◆ **What you are asked to do**:
Return the material exactly as supplied, apart from the pictures, which are omitted.

= = = = =

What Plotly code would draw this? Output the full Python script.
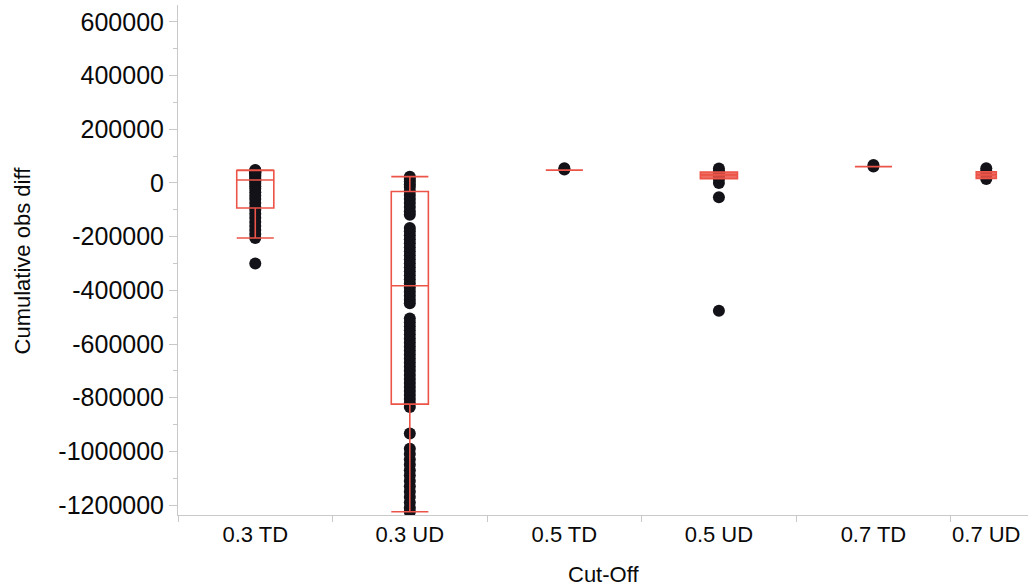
import plotly.graph_objects as go

# ---------------- data ----------------
categories = ["0.3 TD", "0.3 UD", "0.5 TD", "0.5 UD", "0.7 TD", "0.7 UD"]

pts_03_td = [48000, 46000, 45000, 43000, 40000, 37000, 33000, 28000, 22000, 16000,
             11000, 5000, -3000, -12000, -22000, -35000, -48000, -60000, -75000,
             -90000, -100000, -115000, -130000, -145000, -160000, -175000, -190000,
             -205000, -300000]
pts_03_ud = [23000, 15000, 5000, -5000, -15000, -30000, -45000, -60000, -75000, -90000,
             -105000, -118000,
             -168000, -180000, -195000, -210000, -225000, -240000, -255000, -270000,
             -285000, -300000, -315000, -330000, -345000, -360000, -375000, -390000,
             -405000, -420000, -435000, -448000,
             -505000, -520000, -535000, -550000, -565000, -580000, -595000, -610000,
             -625000, -640000, -655000, -670000, -685000, -700000, -715000, -730000,
             -745000, -760000, -775000, -790000, -805000, -820000, -835000,
             -933000,
             -990000, -1010000, -1030000, -1050000, -1070000, -1090000, -1110000,
             -1130000, -1150000, -1170000, -1190000, -1210000, -1225000]
pts_05_td = [55000, 50000]
pts_05_ud = [54000, 45000, 40000, 35000, 30000, 28000, 25000, 20000, 15000, 0,
             -53000, -476000]
pts_07_td = [67000, 61000]
pts_07_ud = [55000, 45000, 30000, 15000]

points = [pts_03_td, pts_03_ud, pts_05_td, pts_05_ud, pts_07_td, pts_07_ud]

# box summary (as drawn in the reference)
q1 = [-93000, -824000, 48000, 16000, 61000, 17000]
median = [11000, -383000, 48000, 30000, 61000, 30000]
q3 = [46500, -32000, 48000, 41000, 61000, 42000]
lower_fence = [-205000, -1225000, 48000, 16000, 61000, 17000]
upper_fence = [48000, 23500, 48000, 41000, 61000, 42000]

y_tick_vals = [600000, 400000, 200000, 0, -200000, -400000, -600000, -800000,
               -1000000, -1200000]
y_tick_text = ["600000", "400000", "200000", "0", "-200000", "-400000", "-600000",
               "-800000", "-1000000", "-1200000"]

# ---------------- layout constants ----------------
cat_pos = [0, 1, 2, 3, 4, 4.73]
box_w = [0.24, 0.24, 0.24, 0.24, 0.24, 0.13]
filled = ["0.5 UD", "0.7 UD"]
DOT = "#121218"
RED = "rgb(236,84,72)"
AXIS = "#c9c9c9"
TXT = "#0a0a0a"
CLEAR = "rgba(0,0,0,0)"

fig = go.Figure()

# points (drawn as box-trace points so the red boxes can sit on top of them)
for cat, xp, vals in zip(categories, cat_pos, points):
    fig.add_trace(go.Box(
        x=[xp] * len(vals), y=vals, name=cat,
        boxpoints="all", jitter=0, pointpos=0, width=0.0001,
        line=dict(color=CLEAR, width=0), fillcolor=CLEAR,
        marker=dict(size=12, color=DOT, line=dict(width=0)),
        hoveron="points", showlegend=False))

for i, cat in enumerate(categories):
    fill = "rgba(236,84,72,0.85)" if cat in filled else CLEAR
    fig.add_trace(go.Box(
        x=[cat_pos[i]], q1=[q1[i]], median=[median[i]], q3=[q3[i]],
        lowerfence=[lower_fence[i]], upperfence=[upper_fence[i]],
        width=box_w[i], whiskerwidth=1, boxpoints=False,
        line=dict(color=RED, width=1.6), fillcolor=fill,
        name=cat, showlegend=False))

fig.update_layout(
    width=1030, height=588,
    margin=dict(l=178, r=2, t=5, b=73),
    paper_bgcolor="white", plot_bgcolor="white",
    font=dict(family="Liberation Sans, Arial, sans-serif", color=TXT),
    showlegend=False, boxmode="overlay",
)

fig.update_xaxes(
    range=[-0.5, 5.0], tickmode="array", tickvals=cat_pos, ticktext=categories,
    tickfont=dict(family="Liberation Sans, Arial", size=22, color=TXT),
    showgrid=False, zeroline=False, showline=True, linecolor=AXIS, linewidth=1,
    ticks="outside", ticklen=0, tickcolor=AXIS,
    minor=dict(tick0=-0.5, dtick=1, ticks="outside", ticklen=6, tickcolor=AXIS,
               showgrid=False),
)

fig.update_yaxes(
    range=[-1237000, 663000], tickmode="array", tickvals=y_tick_vals,
    ticktext=y_tick_text,
    tickfont=dict(family="Liberation Sans, Arial", size=25, color=TXT),
    showgrid=False, zeroline=False, showline=True, linecolor=AXIS, linewidth=1,
    ticks="outside", ticklen=8, tickcolor=AXIS,
    minor=dict(dtick=100000, tick0=0, ticks="outside", ticklen=4, tickcolor=AXIS,
               showgrid=False),
)

fig.add_annotation(text="Cumulative obs diff", xref="paper", yref="paper",
                   x=-0.183, y=0.5, xanchor="center", yanchor="middle",
                   textangle=-90, showarrow=False,
                   font=dict(family="Liberation Sans, Arial", size=22, color=TXT))
fig.add_annotation(text="Cut-Off", xref="paper", yref="paper",
                   x=0.5, y=-0.116, xanchor="center", yanchor="middle",
                   showarrow=False,
                   font=dict(family="Liberation Sans, Arial", size=22, color=TXT))

fig.write_html(
    "out.html",
    config={"displayModeBar": False},
    post_script="document.body.style.margin='0';document.body.style.overflow='hidden';",
)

= = = = =

◆ **Final result**:
What Plotly code would draw this? Output the full Python script.
import plotly.graph_objects as go

# ---------------- data ----------------
categories = ["0.3 TD", "0.3 UD", "0.5 TD", "0.5 UD", "0.7 TD", "0.7 UD"]

pts_03_td = [48000, 46000, 45000, 43000, 40000, 37000, 33000, 28000, 22000, 16000,
             11000, 5000, -3000, -12000, -22000, -35000, -48000, -60000, -75000,
             -90000, -100000, -115000, -130000, -145000, -160000, -175000, -190000,
             -205000, -300000]
pts_03_ud = [23000, 15000, 5000, -5000, -15000, -30000, -45000, -60000, -75000, -90000,
             -105000, -118000,
             -168000, -180000, -195000, -210000, -225000, -240000, -255000, -270000,
             -285000, -300000, -315000, -330000, -345000, -360000, -375000, -390000,
             -405000, -420000, -435000, -448000,
             -505000, -520000, -535000, -550000, -565000, -580000, -595000, -610000,
             -625000, -640000, -655000, -670000, -685000, -700000, -715000, -730000,
             -745000, -760000, -775000, -790000, -805000, -820000, -835000,
             -933000,
             -990000, -1010000, -1030000, -1050000, -1070000, -1090000, -1110000,
             -1130000, -1150000, -1170000, -1190000, -1210000, -1225000]
pts_05_td = [55000, 50000]
pts_05_ud = [54000, 45000, 40000, 35000, 30000, 28000, 25000, 20000, 15000, 0,
             -53000, -476000]
pts_07_td = [67000, 61000]
pts_07_ud = [55000, 45000, 30000, 15000]

points = [pts_03_td, pts_03_ud, pts_05_td, pts_05_ud, pts_07_td, pts_07_ud]

# box summary (as drawn in the reference)
q1 = [-93000, -824000, 48000, 16000, 61000, 17000]
median = [11000, -383000, 48000, 30000, 61000, 30000]
q3 = [46500, -32000, 48000, 41000, 61000, 42000]
lower_fence = [-205000, -1225000, 48000, 16000, 61000, 17000]
upper_fence = [48000, 23500, 48000, 41000, 61000, 42000]

y_tick_vals = [600000, 400000, 200000, 0, -200000, -400000, -600000, -800000,
               -1000000, -1200000]
y_tick_text = ["600000", "400000", "200000", "0", "-200000", "-400000", "-600000",
               "-800000", "-1000000", "-1200000"]

# ---------------- layout constants ----------------
cat_pos = [0, 1, 2, 3, 4, 4.73]
box_w = [0.24, 0.24, 0.24, 0.24, 0.24, 0.13]
filled = ["0.5 UD", "0.7 UD"]
DOT = "#121218"
RED = "rgb(236,84,72)"
AXIS = "#c9c9c9"
TXT = "#0a0a0a"
CLEAR = "rgba(0,0,0,0)"

fig = go.Figure()

# points (drawn as box-trace points so the red boxes can sit on top of them)
for cat, xp, vals in zip(categories, cat_pos, points):
    fig.add_trace(go.Box(
        x=[xp] * len(vals), y=vals, name=cat,
        boxpoints="all", jitter=0, pointpos=0, width=0.0001,
        line=dict(color=CLEAR, width=0), fillcolor=CLEAR,
        marker=dict(size=12, color=DOT, line=dict(width=0)),
        hoveron="points", showlegend=False))

for i, cat in enumerate(categories):
    fill = "rgba(236,84,72,0.85)" if cat in filled else CLEAR
    fig.add_trace(go.Box(
        x=[cat_pos[i]], q1=[q1[i]], median=[median[i]], q3=[q3[i]],
        lowerfence=[lower_fence[i]], upperfence=[upper_fence[i]],
        width=box_w[i], whiskerwidth=1, boxpoints=False,
        line=dict(color=RED, width=1.6), fillcolor=fill,
        name=cat, showlegend=False))

fig.update_layout(
    width=1030, height=588,
    margin=dict(l=178, r=2, t=5, b=73),
    paper_bgcolor="white", plot_bgcolor="white",
    font=dict(family="Liberation Sans, Arial, sans-serif", color=TXT),
    showlegend=False, boxmode="overlay",
)

fig.update_xaxes(
    range=[-0.5, 5.0], tickmode="array", tickvals=cat_pos, ticktext=categories,
    tickfont=dict(family="Liberation Sans, Arial", size=22, color=TXT),
    showgrid=False, zeroline=False, showline=True, linecolor=AXIS, linewidth=1,
    ticks="outside", ticklen=0, tickcolor=AXIS,
    minor=dict(tick0=-0.5, dtick=1, ticks="outside", ticklen=6, tickcolor=AXIS,
               showgrid=False),
)

fig.update_yaxes(
    range=[-1237000, 663000], tickmode="array", tickvals=y_tick_vals,
    ticktext=y_tick_text,
    tickfont=dict(family="Liberation Sans, Arial", size=25, color=TXT),
    showgrid=False, zeroline=False, showline=True, linecolor=AXIS, linewidth=1,
    ticks="outside", ticklen=8, tickcolor=AXIS,
    minor=dict(dtick=100000, tick0=0, ticks="outside", ticklen=4, tickcolor=AXIS,
               showgrid=False),
)

fig.add_annotation(text="Cumulative obs diff", xref="paper", yref="paper",
                   x=-0.183, y=0.5, xanchor="center", yanchor="middle",
                   textangle=-90, showarrow=False,
                   font=dict(family="Liberation Sans, Arial", size=22, color=TXT))
fig.add_annotation(text="Cut-Off", xref="paper", yref="paper",
                   x=0.5, y=-0.116, xanchor="center", yanchor="middle",
                   showarrow=False,
                   font=dict(family="Liberation Sans, Arial", size=22, color=TXT))

fig.write_html(
    "out.html",
    config={"displayModeBar": False},
    post_script="document.body.style.margin='0';document.body.style.overflow='hidden';",
)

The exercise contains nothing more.